Mitochondrial uncoupler carbonyl cyanide m‐chlorophenylhydrazone induces vasorelaxation without involving K ATP channel activation in smooth muscle cells of arteries

Background and Purpose The effects and mechanisms of chemical mitochondrial uncouplers on vascular function have never been identified. Here, we characterized the effects of the typical mitochondrial uncoupler carbonyl cyanide m‐chlorophenylhydrazone (CCCP) on vascular function in rat mesenteric arteries and aorta and elucidated the potential mechanisms. Experimental Approach Isometric tension of mesenteric artery and thoracic aorta was recorded by using a multiwire myograph system. Protein levels were measured by western blot analyses. Cytosolic [Ca 2 + ] i , mitochondrial ROS (mitoROS) and mitochondrial membrane potential of smooth muscle cells (A10) were measured by laser scanning confocal microscopy. Key Results Acute treatment with CCCP relaxed phenylephrine (PE)‐ and high K + (KPSS)‐induced constriction of rat mesenteric arteries with intact and denuded endothelium.

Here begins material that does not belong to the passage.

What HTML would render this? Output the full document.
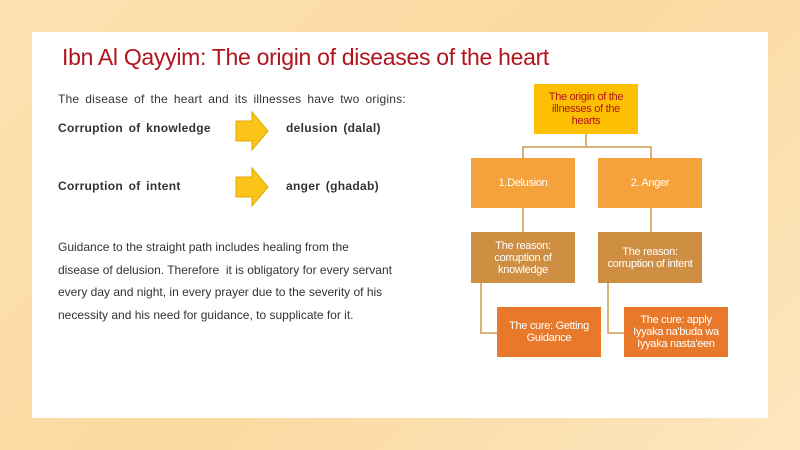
<!DOCTYPE html>
<html><head><style>
body{margin:0;width:800px;height:450px;overflow:hidden;background:linear-gradient(135deg,#fde2b0,#fbd9a0 50%,#fde6bf);font-family:"Liberation Sans",sans-serif;position:relative}
.panel{position:absolute;left:32px;top:32px;width:736px;height:386px;background:#fff}
.t{position:absolute;white-space:nowrap}
.bd{font-size:12px;font-weight:bold;color:#333;letter-spacing:0.3px;word-spacing:2px}
.b{position:absolute;display:flex;align-items:center;justify-content:center;text-align:center;font-size:11px;line-height:12px;color:#fff;letter-spacing:-0.3px}
.l{position:absolute;background:#d9b27a}
.arr{position:absolute;width:34px;height:40px}
</style></head><body>
<div class="panel"></div>
<div class="t" style="left:62px;top:44px;font-size:23px;color:#b0141c;letter-spacing:-0.3px">Ibn Al Qayyim: The origin of diseases of the heart</div>
<div class="t" style="left:58px;top:92px;font-size:12px;color:#333;letter-spacing:0.2px;word-spacing:2.5px">The disease of the heart and its illnesses have two origins:</div>
<div class="t bd" style="left:58px;top:121px">Corruption of knowledge</div>
<div class="t bd" style="left:286px;top:121px">delusion (dalal)</div>
<div class="t bd" style="left:58px;top:179px">Corruption of intent</div>
<div class="t bd" style="left:286px;top:179px">anger (ghadab)</div>
<svg class="arr" style="left:235px;top:111px" viewBox="0 0 34 40"><polygon points="1,10 17,10 17,1 33,20 17,39 17,30 1,30" fill="#fcc419" stroke="#e0a800"/></svg>
<svg class="arr" style="left:235px;top:167px" viewBox="0 0 34 40"><polygon points="1,10 17,10 17,1 33,20 17,39 17,30 1,30" fill="#fcc419" stroke="#e0a800"/></svg>
<div class="t" style="left:58px;top:236px;font-size:12px;line-height:22.5px;color:#333">Guidance to the straight path includes healing from the<br>disease of delusion. Therefore &nbsp;it is obligatory for every servant<br>every day and night, in every prayer due to the severity of his<br>necessity and his need for guidance, to supplicate for it.</div>

<div class="l" style="left:585px;top:134px;width:2px;height:13px"></div>
<div class="l" style="left:522px;top:146px;width:130px;height:2px"></div>
<div class="l" style="left:522px;top:146px;width:2px;height:12px"></div>
<div class="l" style="left:650px;top:146px;width:2px;height:12px"></div>
<div class="l" style="left:522px;top:208px;width:2px;height:24px"></div>
<div class="l" style="left:650px;top:208px;width:2px;height:24px"></div>
<div class="l" style="left:480px;top:283px;width:2px;height:51px"></div>
<div class="l" style="left:480px;top:332px;width:18px;height:2px"></div>
<div class="l" style="left:607px;top:283px;width:2px;height:51px"></div>
<div class="l" style="left:607px;top:332px;width:18px;height:2px"></div>

<div class="b" style="left:534px;top:84px;width:104px;height:50px;background:#fcc000;color:#b0141c">The origin of the<br>illnesses of the<br>hearts</div>
<div class="b" style="left:471px;top:158px;width:104px;height:50px;background:#f4a23c">1.Delusion</div>
<div class="b" style="left:598px;top:158px;width:104px;height:50px;background:#f4a23c">2. Anger</div>
<div class="b" style="left:471px;top:232px;width:104px;height:51px;background:#cf8f42">The reason:<br>corruption of<br>knowledge</div>
<div class="b" style="left:598px;top:232px;width:104px;height:51px;background:#cf8f42">The reason:<br>corruption of intent</div>
<div class="b" style="left:497px;top:307px;width:104px;height:50px;background:#e8792a">The cure: Getting<br>Guidance</div>
<div class="b" style="left:624px;top:307px;width:104px;height:50px;background:#e8792a">The cure: apply<br>Iyyaka na'buda wa<br>Iyyaka nasta'een</div>
</body></html>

Pretreatment with CCCP prevented PE‐ and KPSS‐induced constriction of rat mesenteric arteries with intact and denuded endothelium. Similarly, CCCP prevented PE‐ and KPSS‐induced constriction of rat thoracic aorta. CCCP increased the cellular ADP/ATP ratio in vascular smooth muscle cells (A10) and activated AMPK in A10 cells and rat thoracic aorta tissues. CCCP‐induced aorta relaxation was attenuated in AMPK α1 knockout (−/−) mice. SERCA inhibitors thapsigargin and cyclopiazonic acid (CPA) but not the K ATP channel blocker glibenclamide partially inhibited CCCP‐induced vasorelaxation in endothelium‐denuded rat mesenteric arteries. CCCP increased cytosolic [Ca 2 + ] i , mitoROS production and depolarized mitochondrial membrane potential in A10 cells. FCCP, the analogue of CCCP, had similar vasoactivity as CCCP in rat mesenteric arteries. Conclusions and Implications CCCP induces vasorelaxation by a mechanism that does not involve K ATP channel activation in smooth muscle cells of arteries.